Nous sommes en 2020. Et depuis l’hyme du MLF (Mouvement de Libération de la Femme) a été chanté peut-être des milliers de fois. « Debout ! Debout ! » Depuis on a croisé des Marie Laguerre au tribunal, lu des Sandra Müller sur Twitter et écouté Lauren Bastide en boucle. Depuis on a eu Simone, #metoo, Emma et les manifestations menées par le collectif NousToutes. Pourtant. Nous sommes en 2020 et la semaine dernière, une jeune femme s’est présentée en me disant : « je suis féministe mais bon pas extrémiste » avant d’embrayer sur la charge mentale dans son couple.

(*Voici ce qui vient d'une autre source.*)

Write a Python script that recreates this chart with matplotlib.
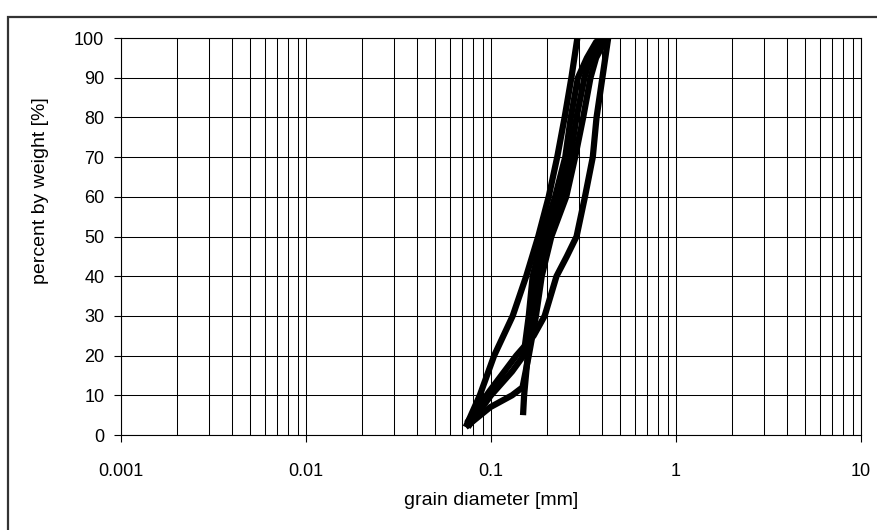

Qui a peur du mot féministe ?
Cette femme, c’est moi, c’est vous, c’est nous. C’est ce fantôme pernicieux qui accompagne nuit et jour le mot féministe, qui le discrédite en public, le fait passer pour ce qu’il n’est pas. Un petit fantôme qui l’oblige à regarder ses chaussures et à avoir honte de ses prochains mots. Mais, lorsque l’on prononce « féministe mais pas trop », qu’exprime-t-on réellement ? Une excuse ? Une gêne ? Un malaise ? Ou le besoin d’affirmer pour celles et ceux qui n’auraient pas le sous-texte que non, le féminisme n’est pas le pendant féminin du machisme. « N’allez pas croire que je vais brûler mon soutif devant vos yeux et que je rêve d’émasculer des mecs la nuit. » Le machisme n’est pas le féminisme au masculin. Les mots s’opposent comme l’eau et l’huile, la nuit et le jour. Ils sont insolubles. Le féminisme est pluriel et pourtant il est unique, il se base sur l’égalité des sexes et non sur l’asservissement d’une moitié de la population. À ce titre, nous sommes toutes féministes (coucou Chimamanda Ngozi Adichie).
Un féminisme bon à marier
Mais alors, existe-t-il seulement un féminisme poli ? Un féminisme » pas extrémiste » qui se contenterait du droit à l’IVG, de porter un pantalon et de voter « comme un homme ». Un féminisme qui ne dérangerait pas, qu’on aimerait emmener avec soi en soirée. Un féminisme qui ne sourcillerait pas quand le voisin écarte ses jambes pour asseoir son espace, qui ne s’offusquerait pas qu’on le siffle dans la rue. Un féminisme qui serait ok pour un salaire moins important, parce que comme ça il a le temps d’aller chercher le petit dernier à la crèche.
Est-ce qu’en 2020, on a encore le temps d’un féminisme qui, plein de mansuétude, remercierait qu’on lui tienne la porte ? Sûrement pas. Parce que, nous sommes féministes, point.